BRADENTON — The most visible efforts of the Central Community Redevelopment Agency are about quality of life: smoother roads, less flooding, a new park with facilities galore, and a colorful housing development.
But Sherod Halliburton, executive director of the agency that serves south Bradenton, says providing the area better amenities is actually part of a long-term, holistic economic improvement strategy.
“When you look at the developments in this community, we can show some projects that are real jewels,” he says. “And that allows me to make the case to the outside investment community that there’s a lot going on here.”
Halliburton’s strategy, since the CCRA was founded 10 years ago, has been to first show a downtrodden neighborhood that it deserves the same amenities as the rest of the community.

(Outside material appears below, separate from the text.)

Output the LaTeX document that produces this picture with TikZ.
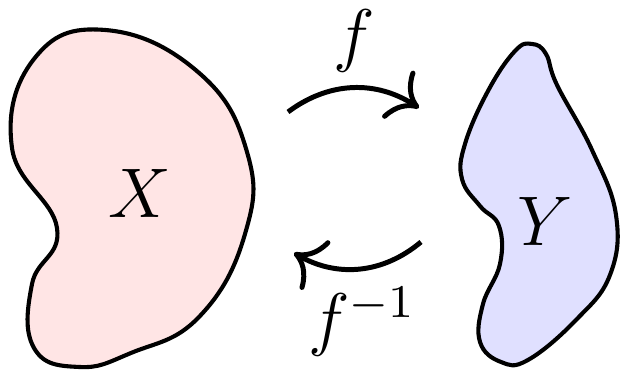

Then about four years ago, he began focusing on workforce training programs so that low-wage workers could improve their skills and get better jobs. About two years ago, Halliburton joined with other organization leaders to focus on micro-business lending so that underground mom and pop operations could become part of the mainstream business community.
All along, Halliburton has been laying the groundwork to attract businesses and investors within the CCRA’s boundaries, which generally run from Sixth Street West to 27th Street East, and from Martin Luther King Avenue on the north to 13th Avenue on the south.
His efforts have drawn the praise of numerous community business leaders.
“Sherod’s a visionary kind of person, says Sharon Hilstrom, associate director of the Manatee County Economic Development Council. “He has really come up with some innovative programs, and he’s always looking for opportunities for the betterment of the people in the community that he serves.”
“He’s helping to revitalize an area of our community,” says Neil Spirtas, vice president for public policy for the Manatee Chamber of Commerce, “and that’s going to assist in keeping people employed.”
Halliburton’s leadership of the CCRA is even being recognized by the Florida Redevelopment Association, which helps guide the state’s 207 community redevelopment agencies. The association’s executive director, Carol Westmoreland, says Halliburton was “ahead of his time” by starting several years ago to focus on economic development.
“In general, CRAs are only now starting to focus on that,” Westmoreland says.
When the district was created in 2000, its per-capita income was just over $9,000; more than one-third of its residents earned less than $15,000 a year.
Those statistics are part of the reason why smoother roads, improved streetscaping, better lighting, flood control and even the facilities-packed Norma Lloyd Park were important first priorities, Halliburton says.